Prompt: Print the lines of the listing below verbatim from its first line through the line bearing "plt.rcParams['font.family'] = ['Liberation". Any pictures are to be omitted.
<<<<
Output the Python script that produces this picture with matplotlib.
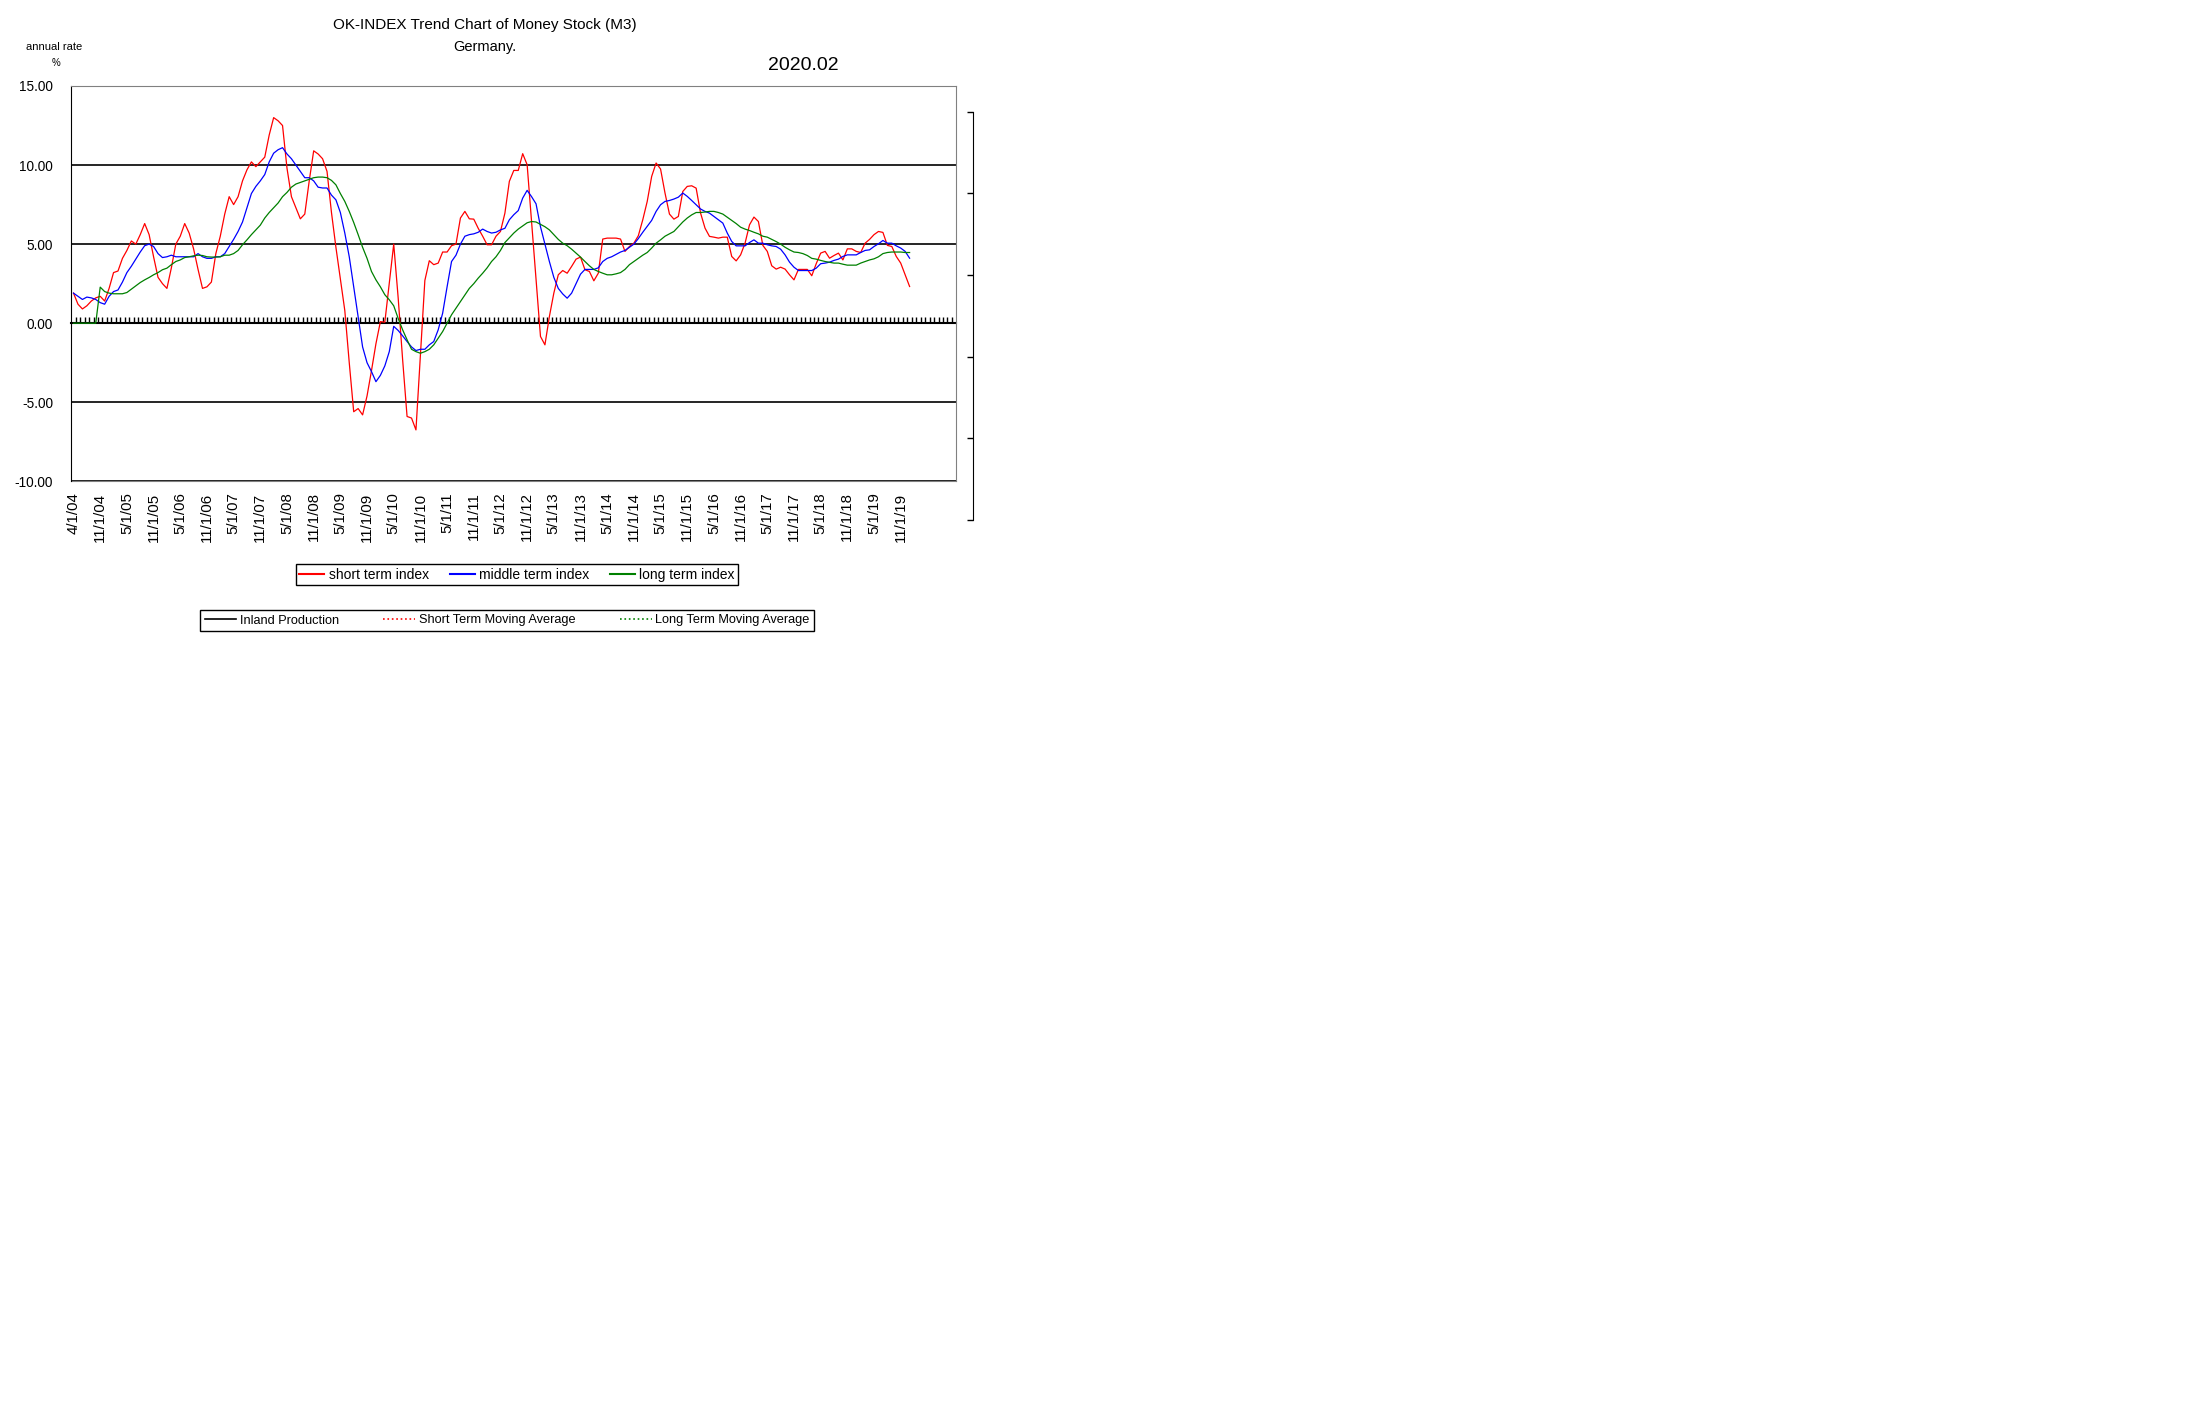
import matplotlib
matplotlib.use("Agg")
import matplotlib.pyplot as plt
from matplotlib.lines import Line2D

plt.rcParams['font.family'] = ['Liberation Sans', 'DejaVu Sans']

# monthly index values, 4/2004 .. 1/2020 (annual rate, %)
short_term = [
    1.9, 1.2, 0.9, 1.1, 1.4, 1.6, 1.7, 1.4, 2.2, 3.2, 3.3, 4.1,
    4.6, 5.2, 5.0, 5.6, 6.3, 5.6, 4.2, 2.9, 2.5, 2.2, 3.5, 5.0,
    5.5, 6.3, 5.7, 4.7, 3.4, 2.2, 2.3, 2.6, 4.4, 5.5, 6.9, 8.0,
    7.5, 8.0, 9.0, 9.7, 10.2, 9.9, 10.2, 10.5, 11.9, 13.0, 12.8, 12.5,
    9.8, 8.0, 7.3, 6.6, 6.9, 9.0, 10.9, 10.7, 10.4, 9.6, 7.0, 4.8,
    2.8, 0.8, -2.5, -5.6, -5.4, -5.8, -4.6, -3.0, -1.3, 0.1, 0.06, 2.5,
    5.0, 1.6, -2.3, -5.9, -6.0, -6.75, -2.0, 2.7, 3.95, 3.7, 3.8, 4.5,
    4.5, 4.9, 5.0, 6.65, 7.07, 6.6, 6.58, 6.0, 5.5, 4.96, 4.96, 5.5,
    5.8, 6.96, 8.97, 9.66, 9.66, 10.72, 10.02, 6.4, 2.8, -0.84, -1.37, 0.42,
    1.9, 3.06, 3.33, 3.16, 3.59, 4.05, 4.18, 3.38, 3.27, 2.68, 3.16, 5.32,
    5.38, 5.38, 5.38, 5.32, 4.54, 4.85, 5.06, 5.53, 6.54, 7.70, 9.28, 10.13,
    9.75, 8.23, 6.90, 6.58, 6.75, 8.33, 8.65, 8.69, 8.54, 6.96, 6.01, 5.49,
    5.44, 5.38, 5.44, 5.44, 4.22, 3.94, 4.32, 5.06, 6.22, 6.71, 6.43, 4.92,
    4.54, 3.63, 3.42, 3.54, 3.42, 3.06, 2.74, 3.4, 3.4, 3.4, 3.0, 3.76,
    4.43, 4.54, 4.11, 4.28, 4.43, 4.0, 4.7, 4.7, 4.54, 4.47, 5.06, 5.3,
    5.6, 5.8, 5.74, 4.92, 4.85, 4.22, 3.8, 3.06, 2.32,
]
middle_term = [
    1.9, 1.7, 1.5, 1.65, 1.6, 1.5, 1.3, 1.2, 1.7, 2.0, 2.1, 2.6,
    3.2, 3.6, 4.05, 4.5, 4.9, 5.0, 4.85, 4.4, 4.15, 4.2, 4.3, 4.2,
    4.2, 4.2, 4.2, 4.2, 4.4, 4.2, 4.1, 4.1, 4.2, 4.2, 4.4, 4.85,
    5.3, 5.8, 6.4, 7.3, 8.2, 8.65, 9.0, 9.4, 10.2, 10.75, 10.97, 11.1,
    10.7, 10.4, 10.0, 9.6, 9.2, 9.2, 9.0, 8.6, 8.55, 8.55, 8.1, 7.8,
    7.0, 5.7, 4.2, 2.3, 0.4, -1.5, -2.5, -3.06, -3.7, -3.3, -2.7, -1.8,
    -0.2, -0.46, -0.8, -1.16, -1.5, -1.73, -1.65, -1.65, -1.37, -1.16, -0.42, 0.63,
    2.3, 3.9, 4.3, 5.0, 5.5, 5.6, 5.65, 5.75, 5.95, 5.8, 5.7, 5.75,
    5.9, 6.0, 6.54, 6.86, 7.12, 7.91, 8.4, 8.0, 7.55, 6.1, 5.0, 3.9,
    2.9, 2.2, 1.85, 1.58, 1.9, 2.5, 3.1, 3.4, 3.4, 3.4, 3.5, 3.9,
    4.1, 4.2, 4.35, 4.5, 4.6, 4.8, 5.0, 5.35, 5.75, 6.12, 6.5, 7.07,
    7.49, 7.7, 7.76, 7.85, 7.97, 8.23, 8.02, 7.76, 7.49, 7.22, 7.07, 6.96,
    6.75, 6.54, 6.33, 5.7, 5.17, 4.89, 4.89, 4.89, 5.1, 5.27, 5.06, 5.06,
    4.96, 4.89, 4.85, 4.68, 4.32, 3.86, 3.54, 3.33, 3.33, 3.33, 3.33, 3.48,
    3.76, 3.8, 3.86, 3.97, 4.05, 4.22, 4.32, 4.32, 4.32, 4.47, 4.6, 4.64,
    4.85, 5.02, 5.23, 5.06, 5.06, 4.89, 4.75, 4.54, 4.11,
]
long_term = [
    0, 0, 0, 0, 0, 0, 2.28, 2.0, 1.9, 1.86, 1.86, 1.86,
    1.94, 2.15, 2.36, 2.57, 2.74, 2.89, 3.06, 3.2, 3.38, 3.48, 3.7, 3.9,
    4.0, 4.15, 4.2, 4.26, 4.3, 4.28, 4.2, 4.18, 4.18, 4.2, 4.3, 4.3,
    4.4, 4.6, 4.96, 5.27, 5.6, 5.9, 6.2, 6.65, 7.0, 7.3, 7.6, 8.0,
    8.27, 8.6, 8.8, 8.9, 9.0, 9.1, 9.2, 9.24, 9.24, 9.2, 9.03, 8.75,
    8.2, 7.7, 7.07, 6.37, 5.6, 4.8, 4.1, 3.27, 2.74, 2.3, 1.8, 1.48,
    1.1, 0.3, -0.42, -1.05, -1.65, -1.8, -1.9, -1.8, -1.65, -1.37, -0.95, -0.53,
    0.0, 0.53, 0.95, 1.37, 1.8, 2.2, 2.5, 2.85, 3.16, 3.5, 3.9, 4.2,
    4.6, 5.1, 5.4, 5.7, 5.95, 6.15, 6.35, 6.43, 6.4, 6.25, 6.1, 5.9,
    5.6, 5.3, 5.06, 4.9, 4.68, 4.43, 4.18, 3.9, 3.63, 3.4, 3.27, 3.16,
    3.06, 3.06, 3.12, 3.2, 3.4, 3.7, 3.9, 4.1, 4.3, 4.47, 4.75, 5.06,
    5.27, 5.5, 5.65, 5.8, 6.1, 6.4, 6.65, 6.85, 7.0, 7.0, 7.03, 7.07,
    7.07, 7.0, 6.9, 6.7, 6.5, 6.3, 6.07, 5.95, 5.86, 5.75, 5.65, 5.5,
    5.44, 5.3, 5.16, 5.0, 4.8, 4.64, 4.5, 4.47, 4.4, 4.28, 4.1, 4.05,
    3.97, 3.9, 3.85, 3.8, 3.8, 3.73, 3.67, 3.67, 3.67, 3.8, 3.9, 4.0,
    4.07, 4.2, 4.4, 4.47, 4.5, 4.5, 4.5, 4.47, 4.47,
]

n_categories = 199          # category slots on the axis (data fills the first 189)
label_step = 6
tick_labels = ['4/1/04', '11/1/04']
for yy in range(5, 20):
    tick_labels += ['5/1/%02d' % yy, '11/1/%02d' % yy]
y_ticks = [15, 10, 5, 0, -5, -10]

W, H = 2204, 1422
fig = plt.figure(figsize=(W / 100, H / 100), dpi=100)
ax = fig.add_axes([71.3 / W, 1 - 481.3 / H, (956.3 - 71.3) / W, (481.3 - 86) / H])

xs = list(range(len(short_term)))
l1, = ax.plot(xs, short_term, color='#ff0000', lw=0.9, zorder=3)
l2, = ax.plot(xs, middle_term, color='#0000ff', lw=0.9, zorder=4)
l3, = ax.plot(xs, long_term, color='#008000', lw=0.9, zorder=5)

ax.set_xlim(-0.5, n_categories - 0.5)
ax.set_ylim(min(y_ticks), max(y_ticks))
ax.set_yticks(y_ticks)
ax.set_yticklabels(['%.2f' % v for v in y_ticks])
ax.tick_params(axis='y', length=0, pad=13, labelsize=9.8)
ax.grid(axis='y', color='black', lw=1.2, zorder=1)

# category axis crosses at zero, tick marks between categories
ax.spines['bottom'].set_position(('data', 0))
ax.spines['bottom'].set_color('black')
ax.spines['bottom'].set_linewidth(1.5)
ax.spines['bottom'].set_zorder(2)
ax.set_xticks([i - 0.5 for i in range(1, n_categories)])
ax.tick_params(axis='x', direction='in', length=4, width=1, labelbottom=False)
for s in ('top', 'right'):
    ax.spines[s].set_color('#808080')
ax.spines['left'].set_color('black')

# date labels along the bottom edge
sec = ax.secondary_xaxis('bottom')
sec.set_xticks(list(range(0, len(tick_labels) * label_step, label_step)))
sec.set_xticklabels(tick_labels, rotation=90)
sec.tick_params(length=0, pad=8, labelsize=10.8)
sec.spines['bottom'].set_color('#808080')

# unlabeled right-hand scale
ax2 = fig.add_axes([972.7 / W, 1 - 520 / H, 0.0005, (520 - 111.7) / H])
ax2.patch.set_visible(False)
for s in ('top', 'right', 'bottom'):
    ax2.spines[s].set_visible(False)
ax2.set_ylim(0, 5)
ax2.set_yticks(range(6))
ax2.set_xticks([])
ax2.tick_params(axis='y', length=4.5, width=1, direction='out', labelleft=False)

fig.text(485 / W, 1 - 25 / H, 'OK-INDEX Trend Chart of Money Stock (M3)',
         ha='center', va='center', fontsize=11)
fig.text(485 / W, 1 - 47 / H, 'Germany.', ha='center', va='center', fontsize=10.5)
fig.text(803 / W, 1 - 66 / H, '2020.02', ha='center', va='center', fontsize=14)
fig.text(54.5 / W, 1 - 46.5 / H, 'annual rate', ha='center', va='center', fontsize=8)
fig.text(56.4 / W, 1 - 62.5 / H, '%', ha='center', va='center', fontsize=7)

leg1 = fig.legend([l1, l2, l3], ['short term index', 'middle term index', 'long term index'],
                  loc='center', bbox_to_anchor=(517 / W, 1 - 574.7 / H), ncol=3,
                  fancybox=False, edgecolor='black', framealpha=1, fontsize=10,
                  handlelength=1.8, handletextpad=0.3, columnspacing=1.5, borderpad=0.25)
leg1.get_frame().set_linewidth(1.0)
for h in leg1.legend_handles:
    h.set_linewidth(1.5)

extra = [Line2D([], [], color='black', lw=1.2),
         Line2D([], [], color='red', lw=1.2, ls=':'),
         Line2D([], [], color='green', lw=1.2, ls=':')]
leg2 = fig.legend(extra, ['Inland Production', 'Short Term Moving Average', 'Long Term Moving Average'],
                  loc='center', bbox_to_anchor=(507 / W, 1 - 620.5 / H), ncol=3,
                  fancybox=False, edgecolor='black', framealpha=1, fontsize=9.2,
                  handlelength=2.5, handletextpad=0.25, columnspacing=3.5, borderpad=0.35)
leg2.get_frame().set_linewidth(1.0)

fig.savefig('out.png', dpi=100)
>>>>
Written solution:
Output the Python script that produces this picture with matplotlib.
import matplotlib
matplotlib.use("Agg")
import matplotlib.pyplot as plt
from matplotlib.lines import Line2D

plt.rcParams['font.family'] = ['Liberation Sans', 'DejaVu Sans']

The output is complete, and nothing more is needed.